Marie Nimier, Photo-photo

Gallimard 2010 16 euros 90 216 pages

ISBN 978-2-07-013047-4

« Tout pouvait être le point de départ d’une fiction », déclare la narratrice du dernier roman de Marie Nimier. « Tout », c’est ici une séance de photographies, pour Paris Match, orchestrée par le « Roi de la mode », Karl Lagerfeld, à laquelle se livra, en 2008, la « reine du silence », ainsi que la surnommait son père, Roger Nimier.
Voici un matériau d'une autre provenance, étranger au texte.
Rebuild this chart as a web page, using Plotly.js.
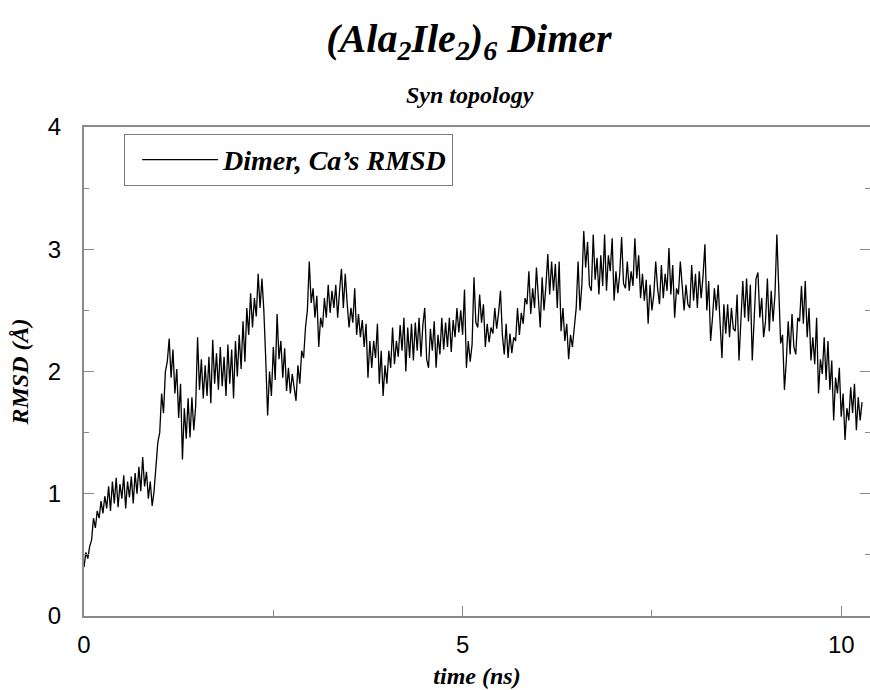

Cette journée, qui trouve son apothéose dans les trois minutes d’intimité partagées avec le photographe, constitue pour la narratrice un double déclic. «Après cette séance photo, quelque chose aura changé », nous dit-elle, et comme quelque chose aura changé, il faudra l’écrire, écrire donc, comme on enclenche une pellicule dans ces appareils photographiques argentiques, aurait-on pu dire, s’ils existaient encore…

Qu’est-ce qui, lors de cette rencontre, a provoqué un tel bouleversement dans la vie de l’auteure ? Tout d’abord, par l’intermédiaire de cette photographie publiée dans Paris Match, où l’écrivaine apparaissait aux côtés de huit de ses confrères, la narratrice reçoit la lettre d’une vieille dame intéressée par ses…chaussures. De fil en aiguille, elle découvre en elle une admiratrice – avec qui elle sympathise – quasi fétichiste du « Kaiser ». Elle fait la connaissance, en lui rendant visite, de Nadir, le réceptionniste de l’hôtel dans lequel elle vit. « Je retrouvais le plaisir des conversations avec Nadir, son rire clair, son esprit joueur. Il avait toutes les qualités qui manquaient à Stephen, à eux deux ils auraient fait un amant parfait ». Stephen, c’est l’ancien compagnon qui commente les chapitres du livre que lui envoie la narratrice, commentaires qui se lisent comme un métatexte analysant l’écriture en train de se faire.

Aussi une phrase de Lagerfled, prononcée lors de la séance de photographies, selon laquelle elle aurait un sosie à Baden-Baden, amène l’auteure à entreprendre un voyage dans la ville thermale. Elle y recherche Frederika, c’est là son nom, comme on pourrait partir à la quête de soi-même, avec la peur de se rencontrer, de se révéler sur le négatif de la vie. Les destins se croisent ainsi, les amitiés, les histoires d’amour…

A ce récit – décousu et beau comme la vie – vient se greffer l’évocation du regretté Edouard Levé que Marie Nimier avait rencontré… Ces pages qui lui sont consacrées constituent des clichés prenant la forme de souvenirs, de rêves et qui sonnent comme autant d’hommages. Et puis il y a du blanc, comme l’avait noté l’auteur de Suicide dans sa dédicace à Stephen : « Tous les livres s’achèvent de la même façon, toutes les vies de la même façon. Par du blanc ».